More than a few Costa Ricans (see Julio Rodríguez’s excellent column in La Nación) have concluded that he was Costa Rica’s version of the noblest Roman. I might too, except that even a cursory reading of Tacitus and Gibbon tells the reader that noble Romans do not seem to have had a sense of humor. Jorge Manuel was wildly funny. 

About 10 days before his death, I had coffee with him and his daughter Amalia at his house. Frail but lucid – more so than this writer anyway – he gave me a hard time about how I had been described to him as a “gringo loco.”    

We talked about current affairs and about his first exposure to the University of Minnesota, trudging through snow in clothing suitable for San José, looking for student

lodging, only to be greeted by a woman who would not take in a boarder from “down there” or some such phrase. He kept going, found a family who treated him as their own, and went on to get a civil engineering degree and do graduate work in hydraulics and economics, all of which served him

well as he pioneered one endeavor after another in the new Costa Rica that emerged after the 1948 revolution.   

Dengo was a patriot and internationalist all at once. For 11 years and three administrations, beginning in 1949, he drove Costa Rica’s most important industrial policy, its electrification from coast to coast and up and down the mountains, relying on hydro-power. (An argument can be made that Dengo pioneered sustainable energy in the tropics.) Seeing that old-line private American and European electric power companies, in ill repute in Latin America, were not up to the task, he drew his U.S. experience to set up the Costa Rican Electricity Institute along the lines of FDR’s Rural Electrification Administration and Tennessee Valley Authority, modified to Costa Rican realities. 

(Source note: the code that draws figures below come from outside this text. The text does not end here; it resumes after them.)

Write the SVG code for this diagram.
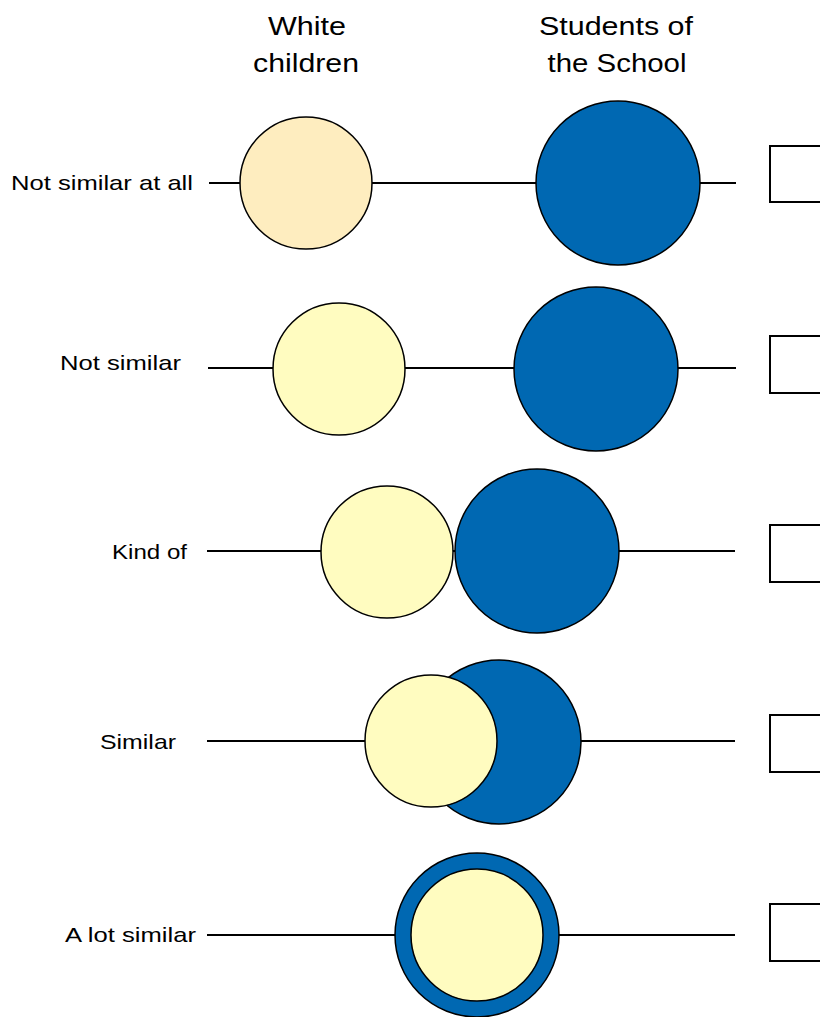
<svg xmlns="http://www.w3.org/2000/svg" width="820" height="1017" viewBox="0 0 820 1017">
  <style>
    .hdr { font-family: "Liberation Sans", "DejaVu Sans", sans-serif; font-size: 26px; fill: #000; text-anchor: middle; }
    .lbl { font-family: "Liberation Sans", "DejaVu Sans", sans-serif; font-size: 21px; fill: #000; text-anchor: end; }
    .line { stroke: #000; stroke-width: 2; fill: none; }
    .blue { fill: #0068B2; stroke: #000; stroke-width: 1.5; }
    .cream { fill: #FEEDBF; stroke: #000; stroke-width: 1.5; }
    .yellow { fill: #FFFCC0; stroke: #000; stroke-width: 1.5; }
    .box { fill: #fff; stroke: #000; stroke-width: 2; }
  </style>
  <rect width="820" height="1017" fill="#fff"/>

  <!-- column headings -->
  <g id="headers">
    <text class="hdr" x="307" y="35" textLength="78" lengthAdjust="spacingAndGlyphs">White</text>
    <text class="hdr" x="306" y="72" textLength="106" lengthAdjust="spacingAndGlyphs">children</text>
    <text class="hdr" x="616" y="35" textLength="154" lengthAdjust="spacingAndGlyphs">Students of</text>
    <text class="hdr" x="617" y="72" textLength="139" lengthAdjust="spacingAndGlyphs">the School</text>
  </g>

  <!-- horizontal guide lines for each row -->
  <g id="connectors">
    <line class="line" x1="209" y1="183" x2="736" y2="183"/>
    <line class="line" x1="208" y1="368" x2="736" y2="368"/>
    <line class="line" x1="207" y1="551" x2="735" y2="551"/>
    <line class="line" x1="207" y1="741" x2="735" y2="741"/>
    <line class="line" x1="207" y1="935" x2="735" y2="935"/>
  </g>

  <g id="row-not-similar-at-all">
    <text class="lbl" x="193" y="190" textLength="182" lengthAdjust="spacingAndGlyphs">Not similar at all</text>
    <circle class="cream" cx="306" cy="183" r="66"/>
    <circle class="blue" cx="618" cy="183" r="82"/>
    <rect class="box" x="770" y="146" width="60" height="56"/>
  </g>

  <g id="row-not-similar">
    <text class="lbl" x="181" y="370" textLength="121" lengthAdjust="spacingAndGlyphs">Not similar</text>
    <circle class="yellow" cx="339" cy="369" r="66"/>
    <circle class="blue" cx="596" cy="369" r="82"/>
    <rect class="box" x="770" y="336" width="60" height="57"/>
  </g>

  <g id="row-kind-of">
    <text class="lbl" x="187" y="559" textLength="75" lengthAdjust="spacingAndGlyphs">Kind of</text>
    <circle class="yellow" cx="387" cy="552" r="66"/>
    <circle class="blue" cx="537" cy="551" r="82"/>
    <rect class="box" x="770" y="525" width="60" height="57"/>
  </g>

  <g id="row-similar">
    <text class="lbl" x="176" y="749" textLength="76" lengthAdjust="spacingAndGlyphs">Similar</text>
    <circle class="blue" cx="499" cy="742" r="82"/>
    <circle class="yellow" cx="431" cy="741" r="66"/>
    <rect class="box" x="770" y="715" width="60" height="57"/>
  </g>

  <g id="row-a-lot-similar">
    <text class="lbl" x="196" y="942" textLength="131" lengthAdjust="spacingAndGlyphs">A lot similar</text>
    <circle class="blue" cx="477" cy="935" r="82"/>
    <circle class="yellow" cx="477" cy="935" r="66"/>
    <rect class="box" x="770" y="904" width="60" height="57"/>
  </g>
</svg>
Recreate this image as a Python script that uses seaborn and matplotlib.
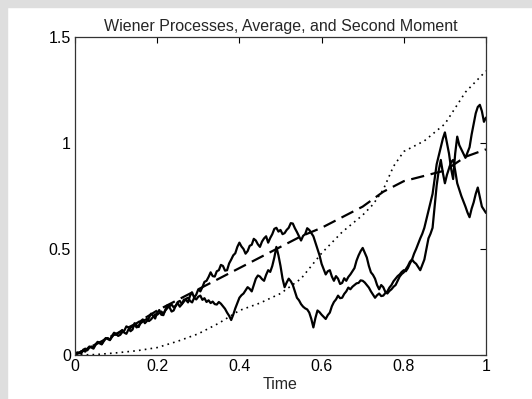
import numpy as np
import pandas as pd
import matplotlib
matplotlib.use("Agg")
import matplotlib.pyplot as plt
from matplotlib.patches import Rectangle
import seaborn as sns

# time grid for the two sample paths (step 0.005)
t_path = np.round(np.arange(0, 1.0001, 0.005), 3)

path_a = [0.000, 0.010, 0.012, 0.006, 0.025, 0.030, 0.022, 0.035, 0.040, 0.038,
          0.050, 0.062, 0.058, 0.052, 0.070, 0.080, 0.075, 0.070, 0.090, 0.105,
          0.100, 0.090, 0.095, 0.108, 0.115, 0.135, 0.130, 0.112, 0.120, 0.150,
          0.140, 0.132, 0.160, 0.168, 0.150, 0.160, 0.175, 0.195, 0.185, 0.172,
          0.200, 0.212, 0.190, 0.188, 0.215, 0.235, 0.225, 0.205, 0.210, 0.232,
          0.245, 0.228, 0.240, 0.262, 0.260, 0.248, 0.280, 0.295, 0.270, 0.285,
          0.310, 0.300, 0.320, 0.345, 0.350, 0.368, 0.390, 0.372, 0.370, 0.395,
          0.400, 0.425, 0.420, 0.398, 0.400, 0.432, 0.450, 0.470, 0.480, 0.510,
          0.530, 0.512, 0.500, 0.478, 0.490, 0.515, 0.520, 0.548, 0.540, 0.522,
          0.510, 0.535, 0.550, 0.560, 0.530, 0.552, 0.570, 0.595, 0.600, 0.582,
          0.590, 0.570, 0.575, 0.590, 0.600, 0.622, 0.620, 0.598, 0.580, 0.560,
          0.540, 0.562, 0.570, 0.598, 0.590, 0.575, 0.560, 0.530, 0.500, 0.470,
          0.430, 0.405, 0.380, 0.395, 0.400, 0.370, 0.350, 0.372, 0.360, 0.335,
          0.340, 0.362, 0.350, 0.368, 0.380, 0.395, 0.410, 0.445, 0.470, 0.490,
          0.505, 0.482, 0.460, 0.420, 0.390, 0.378, 0.360, 0.330, 0.310, 0.330,
          0.320, 0.298, 0.290, 0.302, 0.310, 0.322, 0.330, 0.350, 0.370, 0.382,
          0.390, 0.405, 0.420, 0.440, 0.450, 0.478, 0.500, 0.525, 0.550, 0.572,
          0.600, 0.640, 0.680, 0.720, 0.760, 0.830, 0.900, 0.940, 0.980, 1.020,
          1.050, 1.000, 0.950, 0.880, 0.830, 0.950, 1.030, 0.990, 0.970, 0.950,
          0.930, 0.955, 0.980, 1.040, 1.090, 1.140, 1.170, 1.180, 1.150, 1.100,
          1.120]

path_b = [0.000, 0.012, 0.008, 0.018, 0.020, 0.016, 0.030, 0.040, 0.035, 0.030,
          0.048, 0.058, 0.055, 0.050, 0.065, 0.078, 0.080, 0.072, 0.085, 0.098,
          0.095, 0.102, 0.110, 0.118, 0.105, 0.100, 0.120, 0.128, 0.135, 0.142,
          0.130, 0.138, 0.150, 0.158, 0.165, 0.170, 0.160, 0.168, 0.180, 0.192,
          0.190, 0.198, 0.205, 0.195, 0.210, 0.222, 0.230, 0.238, 0.225, 0.232,
          0.250, 0.255, 0.240, 0.252, 0.265, 0.270, 0.255, 0.248, 0.270, 0.262,
          0.275, 0.280, 0.260, 0.268, 0.250, 0.258, 0.245, 0.252, 0.240, 0.238,
          0.250, 0.242, 0.230, 0.218, 0.200, 0.185, 0.165, 0.190, 0.220, 0.245,
          0.270, 0.282, 0.290, 0.305, 0.320, 0.312, 0.300, 0.330, 0.360, 0.375,
          0.370, 0.358, 0.350, 0.378, 0.400, 0.392, 0.420, 0.460, 0.510, 0.470,
          0.420, 0.360, 0.320, 0.342, 0.360, 0.348, 0.330, 0.300, 0.270, 0.258,
          0.240, 0.228, 0.220, 0.215, 0.200, 0.170, 0.130, 0.175, 0.210, 0.202,
          0.190, 0.180, 0.170, 0.188, 0.200, 0.230, 0.250, 0.262, 0.280, 0.268,
          0.270, 0.288, 0.300, 0.318, 0.310, 0.322, 0.330, 0.338, 0.340, 0.352,
          0.350, 0.342, 0.330, 0.318, 0.300, 0.285, 0.270, 0.282, 0.290, 0.278,
          0.280, 0.292, 0.300, 0.318, 0.330, 0.348, 0.360, 0.372, 0.380, 0.392,
          0.400, 0.395, 0.410, 0.432, 0.450, 0.438, 0.430, 0.415, 0.400, 0.425,
          0.450, 0.500, 0.550, 0.572, 0.600, 0.700, 0.800, 0.870, 0.920, 0.860,
          0.810, 0.850, 0.880, 0.910, 0.920, 0.870, 0.810, 0.780, 0.750, 0.725,
          0.700, 0.672, 0.650, 0.690, 0.720, 0.760, 0.790, 0.745, 0.700, 0.685,
          0.670]

# average over paths (dashed)
t_avg = [0.0, 0.05, 0.10, 0.15, 0.20, 0.25, 0.30, 0.35, 0.40, 0.45, 0.50,
         0.55, 0.60, 0.65, 0.70, 0.75, 0.80, 0.85, 0.90, 0.95, 1.0]
avg = [0.0, 0.05, 0.10, 0.15, 0.21, 0.26, 0.31, 0.36, 0.41, 0.46, 0.51,
       0.56, 0.60, 0.65, 0.70, 0.77, 0.82, 0.845, 0.87, 0.935, 0.97]

# second moment (dotted)
t_mom = [0.0, 0.05, 0.10, 0.15, 0.20, 0.25, 0.30, 0.35, 0.40, 0.45, 0.50,
         0.55, 0.60, 0.65, 0.70, 0.725, 0.75, 0.775, 0.80, 0.85, 0.90, 0.95, 1.0]
moment = [0.0, 0.002, 0.01, 0.02, 0.035, 0.065, 0.10, 0.15, 0.21, 0.245, 0.29,
          0.36, 0.48, 0.58, 0.66, 0.71, 0.78, 0.89, 0.96, 1.01, 1.09, 1.24, 1.34]

sns.set_style("white")
plt.rcParams['font.family'] = ['Liberation Sans', 'DejaVu Sans']

fig = plt.figure(figsize=(5.32, 3.99), dpi=100)
fig.patch.set_facecolor('white')
# grey window border on top and left
fig.patches.append(Rectangle((0, 1 - 7 / 399), 1, 7 / 399, transform=fig.transFigure,
                             color='#dedede', zorder=0))
fig.patches.append(Rectangle((0, 0), 7 / 532, 1, transform=fig.transFigure,
                             color='#dedede', zorder=0))

ax = fig.add_axes([75 / 532, 44 / 399, 411 / 532, 318 / 399])

df_a = pd.DataFrame({'t': t_path, 'w': path_a})
df_b = pd.DataFrame({'t': t_path, 'w': path_b})
sns.lineplot(data=df_a, x='t', y='w', ax=ax, color='black', lw=1.6, estimator=None, sort=False)
sns.lineplot(data=df_b, x='t', y='w', ax=ax, color='black', lw=1.6, estimator=None, sort=False)
sns.lineplot(x=t_avg, y=avg, ax=ax, color='black', lw=1.6, dashes=False,
             linestyle=(0, (6, 3)))
sns.lineplot(x=t_mom, y=moment, ax=ax, color='black', lw=1.2,
             linestyle=(0, (1, 2.5)))

ax.set_xlim(0, 1)
ax.set_ylim(0, 1.5)
ax.set_xticks([0, 0.2, 0.4, 0.6, 0.8, 1])
ax.set_xticklabels(['0', '0.2', '0.4', '0.6', '0.8', '1'])
ax.set_yticks([0, 0.5, 1, 1.5])
ax.set_yticklabels(['0', '0.5', '1', '1.5'])
ax.tick_params(direction='in', length=4, width=0.8, top=True, right=True,
               labelsize=11.5, colors='black', pad=3)
for s in ax.spines.values():
    s.set_color('#333333')
    s.set_linewidth(0.9)

ax.set_xlabel('Time', fontsize=11.5, labelpad=2)
ax.set_ylabel('')
ax.set_title('Wiener Processes, Average, and Second Moment', fontsize=11.5, pad=4)

fig.savefig('out.png', dpi=100)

In the mid-1980s, after we had left the U.S. Embassy, Dengo became, under President Luis Alberto Monge, minister for exports (then known as MINEX) to help the private sector move from an import substitution model, which had run out of steam in the 1981 economic collapse, to expanding non-traditional exports. Our daughter Kathi worked for him then. As she said to me a few hours ago, “Don Jorge didn’t do tunnel vision; he saw how things fit together and where to go next.”  

Like any true friend, Dengo told the U.S. what he thought, not what we wanted to hear, particularly useful when, as Oscar Arias’ vice president, Dengo supported President Arias and his foreign minister, Rodrigo Madrigal, in their dramatic effort to push the Central American peace process over the opposition of the Iran-Contra crazies in the second Reagan administration. Those were tough days for Costa Rica and I am certain that Arias, who plainly deserved his Nobel Prize, knew how fortunate he was to have Dengo handling a good portion of domestic affairs while Arias drove the negotiations to a successful conclusion and kept Costa Rica out of the cauldron of war. 

I recall walking with Jorge Manuel across cooling lava on what he and I called Costa Rica’s reverse-aid program, hosting American experts from the State of Oregon and the National Forest Service who had come to learn, after the Mt. Hood explosion, how Costa Rica had coped with the Irazú and Arenal eruptions, years apart. Later, he would help Paul Bell set up what became USAID’s regional office of Foreign Disaster Assistance in San José and was one of the first in Latin America to recognize that nations needed to deal with risk in advance – to mitigate risk by such measures as strengthening building codes or moving at-risk structures from flood zones.  

Through it all, Jorge Manuel remained a terrific human being, a great family man and a superb boss, a constant refrain among those who knew him. Long ago, I wrote in a cable prepping Washington for consultations with Costa Rica on how to structure the Caribbean Basin Initiative, that Dengo was “one of Latin America’s three nicest statesmen,” and I wasn’t sure who the other two were. Still true.

 Frank McNeil is a former U.S. Ambassador to Costa Rica in the Carter and Reagan administrations. McNeil’s friendship with Dengo began 30 years ago, when the newly inaugurated President Monge asked McNeil to drop by the president’s residence to meet one of his most important economic advisers.